**What you need to do**: Restate the data exactly as given and keep the pictures out.

**Information shown**:

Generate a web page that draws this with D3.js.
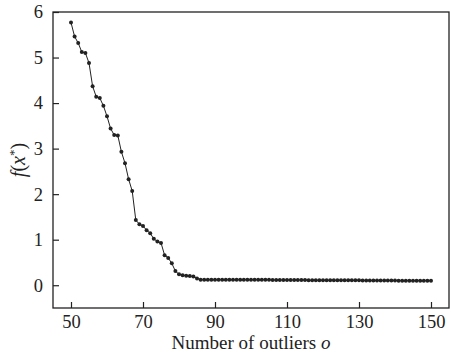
<!DOCTYPE html>
<html>
<head>
<meta charset="utf-8">
<script src="https://cdn.jsdelivr.net/npm/d3@7"></script>
<style>
  body { margin: 0; background: #fff; }
  svg { display: block; }
  .tick text { font-family: "Liberation Serif", "DejaVu Serif", serif; }
</style>
</head>
<body>
<svg id="chart"></svg>
<script>
// outlier counts 50..150
const outliers = d3.range(50, 151);

// f(x*), one per outlier count
const headValues = [
    5.77, 5.46, 5.32, 5.12, 5.10, 4.88, 4.37, 4.14, 4.11, 3.94,   // 50-59
    3.71, 3.44, 3.30, 3.29, 2.93, 2.68, 2.33, 2.07, 1.43, 1.34,   // 60-69
    1.30, 1.21, 1.14, 1.02, 0.96, 0.93, 0.66, 0.60, 0.48, 0.31,   // 70-79
    0.24, 0.22, 0.21, 0.20, 0.19, 0.15                            // 80-85
];
const tailValues = [
    0.12, 0.12, 0.12, 0.12, 0.12, 0.12, 0.12, 0.12, 0.12, 0.12,   // 86-95
    0.12, 0.12, 0.12, 0.12, 0.12, 0.12, 0.12, 0.12, 0.12, 0.12,   // 96-105
    0.115, 0.115, 0.115, 0.115, 0.115, 0.115, 0.115, 0.115, 0.115, 0.115, // 106-115
    0.11, 0.11, 0.11, 0.11, 0.11, 0.11, 0.11, 0.11, 0.11, 0.11,   // 116-125
    0.11, 0.11, 0.11, 0.11, 0.11, 0.105, 0.105, 0.105, 0.105, 0.105, // 126-135
    0.105, 0.105, 0.105, 0.105, 0.105, 0.10, 0.10, 0.10, 0.10, 0.10, // 136-145
    0.10, 0.10, 0.10, 0.10, 0.10                                  // 146-150
];
const fvalues = headValues.concat(tailValues);

const xTicks = [50, 70, 90, 110, 130, 150];
const yTicks = [0, 1, 2, 3, 4, 5, 6];

const data = outliers.map((o, i) => ({ o: o, f: fvalues[i] }));

const width = 451, height = 359;
const margin = { top: 12, right: 2, bottom: 51, left: 53 };
const innerWidth = width - margin.left - margin.right;
const innerHeight = height - margin.top - margin.bottom;
const serif = '"Liberation Serif", "DejaVu Serif", serif';

const svg = d3.select('#chart')
    .attr('width', width)
    .attr('height', height);

const chart = svg.append('g')
    .attr('transform', `translate(${margin.left}, ${margin.top})`);

const xscale = d3.scaleLinear()
    .domain([45, 155])
    .range([0, innerWidth]);

const yscale = d3.scaleLinear()
    .domain([-0.5, 6])
    .range([innerHeight, 0]);

const xaxis = d3.axisBottom(xscale)
    .tickValues(xTicks)
    .tickFormat(d3.format('d'))
    .tickSizeInner(-6)
    .tickSizeOuter(0)
    .tickPadding(7);

const yaxis = d3.axisLeft(yscale)
    .tickValues(yTicks)
    .tickFormat(d3.format('d'))
    .tickSizeInner(-6)
    .tickSizeOuter(0)
    .tickPadding(10);

const xg = chart.append('g')
    .attr('transform', `translate(0, ${innerHeight})`)
    .call(xaxis);

const yg = chart.append('g')
    .call(yaxis);

[xg, yg].forEach(g => {
    g.select('.domain').remove();
    g.selectAll('.tick line').attr('stroke', '#222').attr('stroke-width', 1.2);
    g.selectAll('.tick text').style('font-size', '18.5px').attr('fill', '#222');
});

// frame
chart.append('rect')
    .attr('x', 0)
    .attr('y', 0)
    .attr('width', innerWidth)
    .attr('height', innerHeight)
    .attr('fill', 'none')
    .attr('stroke', '#222')
    .attr('stroke-width', 1.3);

const line = d3.line()
    .x(d => xscale(d.o))
    .y(d => yscale(d.f));

chart.append('path')
    .datum(data)
    .attr('d', line)
    .attr('fill', 'none')
    .attr('stroke', '#222')
    .attr('stroke-width', 1);

chart.selectAll('.dot')
    .data(data)
    .join('circle')
    .attr('class', 'dot')
    .attr('cx', d => xscale(d.o))
    .attr('cy', d => yscale(d.f))
    .attr('r', 2)
    .attr('fill', '#222');

// axis labels
svg.append('text')
    .attr('x', margin.left + innerWidth / 2)
    .attr('y', 349)
    .attr('text-anchor', 'middle')
    .style('font-family', serif)
    .style('font-size', '19px')
    .attr('fill', '#222')
    .html('Number of outliers <tspan font-style="italic">o</tspan>');

svg.append('text')
    .attr('transform', `translate(25, ${margin.top + innerHeight / 2}) rotate(-90)`)
    .attr('text-anchor', 'middle')
    .style('font-family', serif)
    .style('font-size', '20px')
    .attr('fill', '#222')
    .html('<tspan font-style="italic">f</tspan>(<tspan font-style="italic">x</tspan><tspan dy="-7" font-size="13px">*</tspan><tspan dy="7">)</tspan>');
</script>
</body>
</html>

**Exercise solution**:
Generate a web page that draws this with D3.js.
<!DOCTYPE html>
<html>
<head>
<meta charset="utf-8">
<script src="https://cdn.jsdelivr.net/npm/d3@7"></script>
<style>
  body { margin: 0; background: #fff; }
  svg { display: block; }
  .tick text { font-family: "Liberation Serif", "DejaVu Serif", serif; }
</style>
</head>
<body>
<svg id="chart"></svg>
<script>
// outlier counts 50..150
const outliers = d3.range(50, 151);

// f(x*), one per outlier count
const headValues = [
    5.77, 5.46, 5.32, 5.12, 5.10, 4.88, 4.37, 4.14, 4.11, 3.94,   // 50-59
    3.71, 3.44, 3.30, 3.29, 2.93, 2.68, 2.33, 2.07, 1.43, 1.34,   // 60-69
    1.30, 1.21, 1.14, 1.02, 0.96, 0.93, 0.66, 0.60, 0.48, 0.31,   // 70-79
    0.24, 0.22, 0.21, 0.20, 0.19, 0.15                            // 80-85
];
const tailValues = [
    0.12, 0.12, 0.12, 0.12, 0.12, 0.12, 0.12, 0.12, 0.12, 0.12,   // 86-95
    0.12, 0.12, 0.12, 0.12, 0.12, 0.12, 0.12, 0.12, 0.12, 0.12,   // 96-105
    0.115, 0.115, 0.115, 0.115, 0.115, 0.115, 0.115, 0.115, 0.115, 0.115, // 106-115
    0.11, 0.11, 0.11, 0.11, 0.11, 0.11, 0.11, 0.11, 0.11, 0.11,   // 116-125
    0.11, 0.11, 0.11, 0.11, 0.11, 0.105, 0.105, 0.105, 0.105, 0.105, // 126-135
    0.105, 0.105, 0.105, 0.105, 0.105, 0.10, 0.10, 0.10, 0.10, 0.10, // 136-145
    0.10, 0.10, 0.10, 0.10, 0.10                                  // 146-150
];
const fvalues = headValues.concat(tailValues);

const xTicks = [50, 70, 90, 110, 130, 150];
const yTicks = [0, 1, 2, 3, 4, 5, 6];

const data = outliers.map((o, i) => ({ o: o, f: fvalues[i] }));

const width = 451, height = 359;
const margin = { top: 12, right: 2, bottom: 51, left: 53 };
const innerWidth = width - margin.left - margin.right;
const innerHeight = height - margin.top - margin.bottom;
const serif = '"Liberation Serif", "DejaVu Serif", serif';

const svg = d3.select('#chart')
    .attr('width', width)
    .attr('height', height);

const chart = svg.append('g')
    .attr('transform', `translate(${margin.left}, ${margin.top})`);

const xscale = d3.scaleLinear()
    .domain([45, 155])
    .range([0, innerWidth]);

const yscale = d3.scaleLinear()
    .domain([-0.5, 6])
    .range([innerHeight, 0]);

const xaxis = d3.axisBottom(xscale)
    .tickValues(xTicks)
    .tickFormat(d3.format('d'))
    .tickSizeInner(-6)
    .tickSizeOuter(0)
    .tickPadding(7);

const yaxis = d3.axisLeft(yscale)
    .tickValues(yTicks)
    .tickFormat(d3.format('d'))
    .tickSizeInner(-6)
    .tickSizeOuter(0)
    .tickPadding(10);

const xg = chart.append('g')
    .attr('transform', `translate(0, ${innerHeight})`)
    .call(xaxis);

const yg = chart.append('g')
    .call(yaxis);

[xg, yg].forEach(g => {
    g.select('.domain').remove();
    g.selectAll('.tick line').attr('stroke', '#222').attr('stroke-width', 1.2);
    g.selectAll('.tick text').style('font-size', '18.5px').attr('fill', '#222');
});

// frame
chart.append('rect')
    .attr('x', 0)
    .attr('y', 0)
    .attr('width', innerWidth)
    .attr('height', innerHeight)
    .attr('fill', 'none')
    .attr('stroke', '#222')
    .attr('stroke-width', 1.3);

const line = d3.line()
    .x(d => xscale(d.o))
    .y(d => yscale(d.f));

chart.append('path')
    .datum(data)
    .attr('d', line)
    .attr('fill', 'none')
    .attr('stroke', '#222')
    .attr('stroke-width', 1);

chart.selectAll('.dot')
    .data(data)
    .join('circle')
    .attr('class', 'dot')
    .attr('cx', d => xscale(d.o))
    .attr('cy', d => yscale(d.f))
    .attr('r', 2)
    .attr('fill', '#222');

// axis labels
svg.append('text')
    .attr('x', margin.left + innerWidth / 2)
    .attr('y', 349)
    .attr('text-anchor', 'middle')
    .style('font-family', serif)
    .style('font-size', '19px')
    .attr('fill', '#222')
    .html('Number of outliers <tspan font-style="italic">o</tspan>');

svg.append('text')
    .attr('transform', `translate(25, ${margin.top + innerHeight / 2}) rotate(-90)`)
    .attr('text-anchor', 'middle')
    .style('font-family', serif)
    .style('font-size', '20px')
    .attr('fill', '#222')
    .html('<tspan font-style="italic">f</tspan>(<tspan font-style="italic">x</tspan><tspan dy="-7" font-size="13px">*</tspan><tspan dy="7">)</tspan>');
</script>
</body>
</html>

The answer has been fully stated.